**What the task asks:** Omit all images. Transcribe the rest of the material below exactly.
____
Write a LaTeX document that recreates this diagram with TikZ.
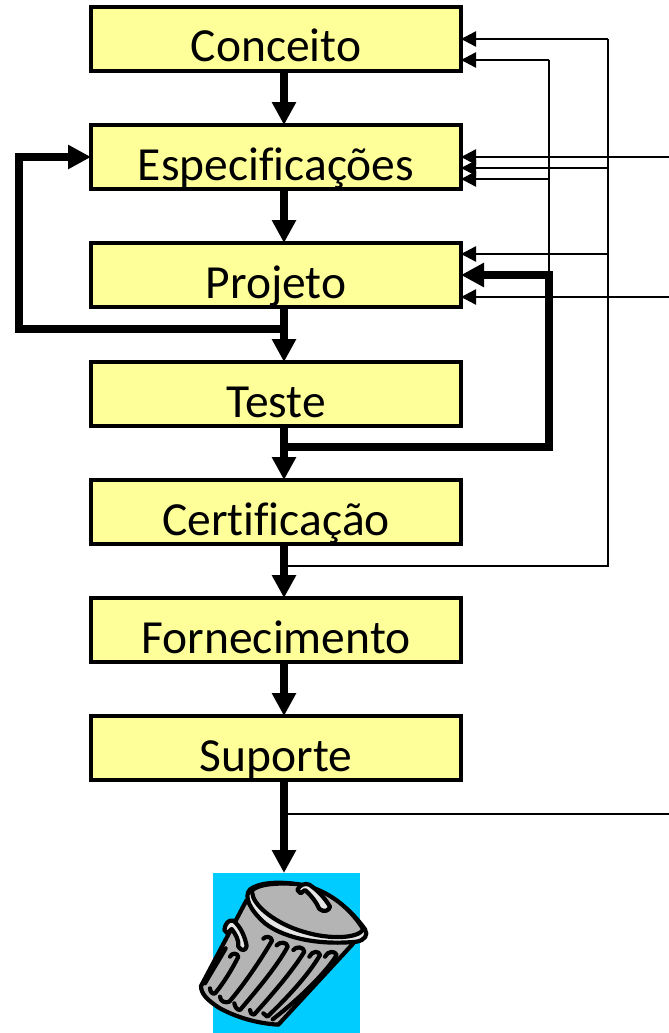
\documentclass[tikz,border=0pt]{standalone}
\usepackage{fontspec}
\setmainfont{Carlito}[Ligatures={NoCommon,NoRequired}]
\usetikzlibrary{arrows.meta,positioning}
\definecolor{boxfill}{HTML}{FFFF99}
\definecolor{bincyan}{HTML}{00CCFF}
\definecolor{bingrey}{HTML}{B4B4B4}
\definecolor{binlight}{HTML}{E6E6E6}
\tikzset{
  stage/.style={draw=black,fill=boxfill,line width=3.5pt,outer sep=0pt,minimum width=370pt,minimum height=64pt,inner sep=0pt,
    text height=55pt,text depth=9pt,font=\fontsize{47.5}{47.5}\selectfont},
  thick link/.style={line width=7.5pt,-{Triangle[width=23pt,length=23pt]}},
  thin link/.style={line width=2.4pt,-{Triangle[width=15pt,length=15pt]}},
  thin run/.style={line width=2.4pt},
  binline/.style={draw=black,line width=4.2pt,line join=round,line cap=round},
}
\begin{document}
\begin{tikzpicture}[x=1pt,y=-1pt]
\useasboundingbox (0,0) rectangle (669,1033);
\fill[white] (0,0) rectangle (669,1033);
\node[stage] (con) at (276,39) {Conceito};
\node[stage] (esp) at (276,157) {Especificações};
\node[stage] (pro) at (276,275) {Projeto};
\node[stage] (tes) at (276,394) {Teste};
\node[stage] (cer) at (276,512) {Certificação};
\node[stage] (for) at (276,630) {Fornecimento};
\node[stage] (sup) at (276,748) {Suporte};
\node[fill=bincyan,minimum width=147pt,minimum height=160pt,inner sep=0pt,outer sep=0pt] (bin) at (286.5,953) {};
% free ends and corners
\coordinate (espr) at (669,157);
\coordinate (pror) at (669,297);
\coordinate (supr) at (669,814);
\coordinate (supb) at (284,814);
\coordinate (cerb) at (284,566);
\coordinate (tesb) at (284,447);
\coordinate (prob) at (284,329);
\coordinate (outl) at (19,329);
\coordinate (outlu) at (19,157);
\coordinate (c1) at (608,566);
\coordinate (c2) at (549,447);
\coordinate (c2u) at (549,275);
% thin feedback
\draw[thin run] (cerb) -- (c1) -- (608,39);
\draw[thin link] (608,39) -- (con.east |- 0,39);
\draw[thin link] (549,60) -- (con.east |- 0,60);
\draw[thin run] (549,60) -- (c2u);
\draw[thin link] (espr) -- (esp.east |- espr);
\draw[thin link] (608,168) -- (esp.east |- 0,168);
\draw[thin link] (549,179) -- (esp.east |- 0,179);
\draw[thin link] (608,254) -- (pro.east |- 0,254);
\draw[thin link] (pror) -- (pro.east |- pror);
\draw[thin run] (supb) -- (supr);
% thick flow
\draw[thick link] ([xshift=8pt]con.south) -- ([xshift=8pt]esp.north);
\draw[thick link] ([xshift=8pt]esp.south) -- ([xshift=8pt]pro.north);
\draw[thick link] ([xshift=8pt]pro.south) -- ([xshift=8pt]tes.north);
\draw[thick link] ([xshift=8pt]tes.south) -- ([xshift=8pt]cer.north);
\draw[thick link] ([xshift=8pt]cer.south) -- ([xshift=8pt]for.north);
\draw[thick link] ([xshift=8pt]for.south) -- ([xshift=8pt]sup.north);
\draw[thick link] ([xshift=8pt]sup.south) -- (bin.north -| supb);
\draw[thick link] (prob) -- (outl) -- (outlu) -- (esp.west);
\draw[thick link] (tesb) -- (c2) -- (c2u) -- (pro.east);
% bin
\begin{scope}[shift={(190,860)},scale=1/3]
\path[binline,fill=bingrey] (170,120) -- (33,378) .. controls (33,400) and (50,420) .. (90,445)
  .. controls (140,472) and (200,490) .. (265,494) -- (490,250) -- cycle;
% rim
\path[binline,fill=binlight] (180,88) .. controls (160,110) and (180,150) .. (225,190)
  .. controls (290,240) and (400,255) .. (500,245) .. controls (525,240) and (535,225) .. (525,208)
  .. controls (470,130) and (390,80) .. (300,70) .. controls (250,65) and (205,70) .. cycle;
% lid
\path[binline,fill=bingrey] (185,92) .. controls (205,72) and (260,68) .. (320,72)
  .. controls (400,82) and (475,135) .. (520,208) .. controls (505,235) and (420,240) .. (340,215)
  .. controls (270,195) and (205,150) .. (190,112) -- cycle;
% lid handle
\path[binline,fill=binlight] (322,90) .. controls (328,75) and (345,68) .. (358,74) .. controls (385,92) and (405,115) .. (420,140)
  .. controls (418,152) and (402,158) .. (388,147) .. controls (380,128) and (365,108) .. (345,90) -- (332,100) -- cycle;
% side handle
\path[binline,fill=binlight] (103,210) .. controls (105,192) and (115,178) .. (130,182) .. controls (152,200) and (165,230) .. (170,258)
  .. controls (168,272) and (155,275) .. (145,260) .. controls (148,240) and (135,220) .. (125,207) -- (112,220) -- cycle;
% ribs
\path[binline,fill=none] (220,236) .. controls (225,228) and (245,228) .. (246,242) .. controls (215,295) and (165,370) .. (118,425) .. controls (108,430) and (90,425) .. (90,410);
\path[binline,fill=none] (260,256) .. controls (268,245) and (292,245) .. (293,260) .. controls (260,320) and (205,385) .. (150,450) .. controls (142,450) and (135,442) .. (133,430);
\path[binline,fill=none] (310,270) .. controls (318,258) and (342,260) .. (343,275) .. controls (310,330) and (245,405) .. (192,464) .. controls (185,465) and (180,458) .. (180,450);
\path[binline,fill=none] (358,290) .. controls (366,272) and (388,272) .. (390,285) .. controls (355,345) and (290,415) .. (232,470) -- (220,460);
\path[binline,fill=none] (405,290) .. controls (413,272) and (436,272) .. (440,285) .. controls (410,335) and (330,415) .. (248,478);
\path[binline,fill=none] (120,290) .. controls (125,278) and (142,278) .. (145,290) .. controls (125,330) and (100,370) .. (75,400) .. controls (68,404) and (60,395) .. (60,385);
\path[binline,fill=none] (107,265) .. controls (90,295) and (65,335) .. (45,370);
\end{scope}
\end{tikzpicture}
\end{document}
____
**Complete response:**
Write a LaTeX document that recreates this diagram with TikZ.
\documentclass[tikz,border=0pt]{standalone}
\usepackage{fontspec}
\setmainfont{Carlito}[Ligatures={NoCommon,NoRequired}]
\usetikzlibrary{arrows.meta,positioning}
\definecolor{boxfill}{HTML}{FFFF99}
\definecolor{bincyan}{HTML}{00CCFF}
\definecolor{bingrey}{HTML}{B4B4B4}
\definecolor{binlight}{HTML}{E6E6E6}
\tikzset{
  stage/.style={draw=black,fill=boxfill,line width=3.5pt,outer sep=0pt,minimum width=370pt,minimum height=64pt,inner sep=0pt,
    text height=55pt,text depth=9pt,font=\fontsize{47.5}{47.5}\selectfont},
  thick link/.style={line width=7.5pt,-{Triangle[width=23pt,length=23pt]}},
  thin link/.style={line width=2.4pt,-{Triangle[width=15pt,length=15pt]}},
  thin run/.style={line width=2.4pt},
  binline/.style={draw=black,line width=4.2pt,line join=round,line cap=round},
}
\begin{document}
\begin{tikzpicture}[x=1pt,y=-1pt]
\useasboundingbox (0,0) rectangle (669,1033);
\fill[white] (0,0) rectangle (669,1033);
\node[stage] (con) at (276,39) {Conceito};
\node[stage] (esp) at (276,157) {Especificações};
\node[stage] (pro) at (276,275) {Projeto};
\node[stage] (tes) at (276,394) {Teste};
\node[stage] (cer) at (276,512) {Certificação};
\node[stage] (for) at (276,630) {Fornecimento};
\node[stage] (sup) at (276,748) {Suporte};
\node[fill=bincyan,minimum width=147pt,minimum height=160pt,inner sep=0pt,outer sep=0pt] (bin) at (286.5,953) {};
% free ends and corners
\coordinate (espr) at (669,157);
\coordinate (pror) at (669,297);
\coordinate (supr) at (669,814);
\coordinate (supb) at (284,814);
\coordinate (cerb) at (284,566);
\coordinate (tesb) at (284,447);
\coordinate (prob) at (284,329);
\coordinate (outl) at (19,329);
\coordinate (outlu) at (19,157);
\coordinate (c1) at (608,566);
\coordinate (c2) at (549,447);
\coordinate (c2u) at (549,275);
% thin feedback
\draw[thin run] (cerb) -- (c1) -- (608,39);
\draw[thin link] (608,39) -- (con.east |- 0,39);
\draw[thin link] (549,60) -- (con.east |- 0,60);
\draw[thin run] (549,60) -- (c2u);
\draw[thin link] (espr) -- (esp.east |- espr);
\draw[thin link] (608,168) -- (esp.east |- 0,168);
\draw[thin link] (549,179) -- (esp.east |- 0,179);
\draw[thin link] (608,254) -- (pro.east |- 0,254);
\draw[thin link] (pror) -- (pro.east |- pror);
\draw[thin run] (supb) -- (supr);
% thick flow
\draw[thick link] ([xshift=8pt]con.south) -- ([xshift=8pt]esp.north);
\draw[thick link] ([xshift=8pt]esp.south) -- ([xshift=8pt]pro.north);
\draw[thick link] ([xshift=8pt]pro.south) -- ([xshift=8pt]tes.north);
\draw[thick link] ([xshift=8pt]tes.south) -- ([xshift=8pt]cer.north);
\draw[thick link] ([xshift=8pt]cer.south) -- ([xshift=8pt]for.north);
\draw[thick link] ([xshift=8pt]for.south) -- ([xshift=8pt]sup.north);
\draw[thick link] ([xshift=8pt]sup.south) -- (bin.north -| supb);
\draw[thick link] (prob) -- (outl) -- (outlu) -- (esp.west);
\draw[thick link] (tesb) -- (c2) -- (c2u) -- (pro.east);
% bin
\begin{scope}[shift={(190,860)},scale=1/3]
\path[binline,fill=bingrey] (170,120) -- (33,378) .. controls (33,400) and (50,420) .. (90,445)
  .. controls (140,472) and (200,490) .. (265,494) -- (490,250) -- cycle;
% rim
\path[binline,fill=binlight] (180,88) .. controls (160,110) and (180,150) .. (225,190)
  .. controls (290,240) and (400,255) .. (500,245) .. controls (525,240) and (535,225) .. (525,208)
  .. controls (470,130) and (390,80) .. (300,70) .. controls (250,65) and (205,70) .. cycle;
% lid
\path[binline,fill=bingrey] (185,92) .. controls (205,72) and (260,68) .. (320,72)
  .. controls (400,82) and (475,135) .. (520,208) .. controls (505,235) and (420,240) .. (340,215)
  .. controls (270,195) and (205,150) .. (190,112) -- cycle;
% lid handle
\path[binline,fill=binlight] (322,90) .. controls (328,75) and (345,68) .. (358,74) .. controls (385,92) and (405,115) .. (420,140)
  .. controls (418,152) and (402,158) .. (388,147) .. controls (380,128) and (365,108) .. (345,90) -- (332,100) -- cycle;
% side handle
\path[binline,fill=binlight] (103,210) .. controls (105,192) and (115,178) .. (130,182) .. controls (152,200) and (165,230) .. (170,258)
  .. controls (168,272) and (155,275) .. (145,260) .. controls (148,240) and (135,220) .. (125,207) -- (112,220) -- cycle;
% ribs
\path[binline,fill=none] (220,236) .. controls (225,228) and (245,228) .. (246,242) .. controls (215,295) and (165,370) .. (118,425) .. controls (108,430) and (90,425) .. (90,410);
\path[binline,fill=none] (260,256) .. controls (268,245) and (292,245) .. (293,260) .. controls (260,320) and (205,385) .. (150,450) .. controls (142,450) and (135,442) .. (133,430);
\path[binline,fill=none] (310,270) .. controls (318,258) and (342,260) .. (343,275) .. controls (310,330) and (245,405) .. (192,464) .. controls (185,465) and (180,458) .. (180,450);
\path[binline,fill=none] (358,290) .. controls (366,272) and (388,272) .. (390,285) .. controls (355,345) and (290,415) .. (232,470) -- (220,460);
\path[binline,fill=none] (405,290) .. controls (413,272) and (436,272) .. (440,285) .. controls (410,335) and (330,415) .. (248,478);
\path[binline,fill=none] (120,290) .. controls (125,278) and (142,278) .. (145,290) .. controls (125,330) and (100,370) .. (75,400) .. controls (68,404) and (60,395) .. (60,385);
\path[binline,fill=none] (107,265) .. controls (90,295) and (65,335) .. (45,370);
\end{scope}
\end{tikzpicture}
\end{document}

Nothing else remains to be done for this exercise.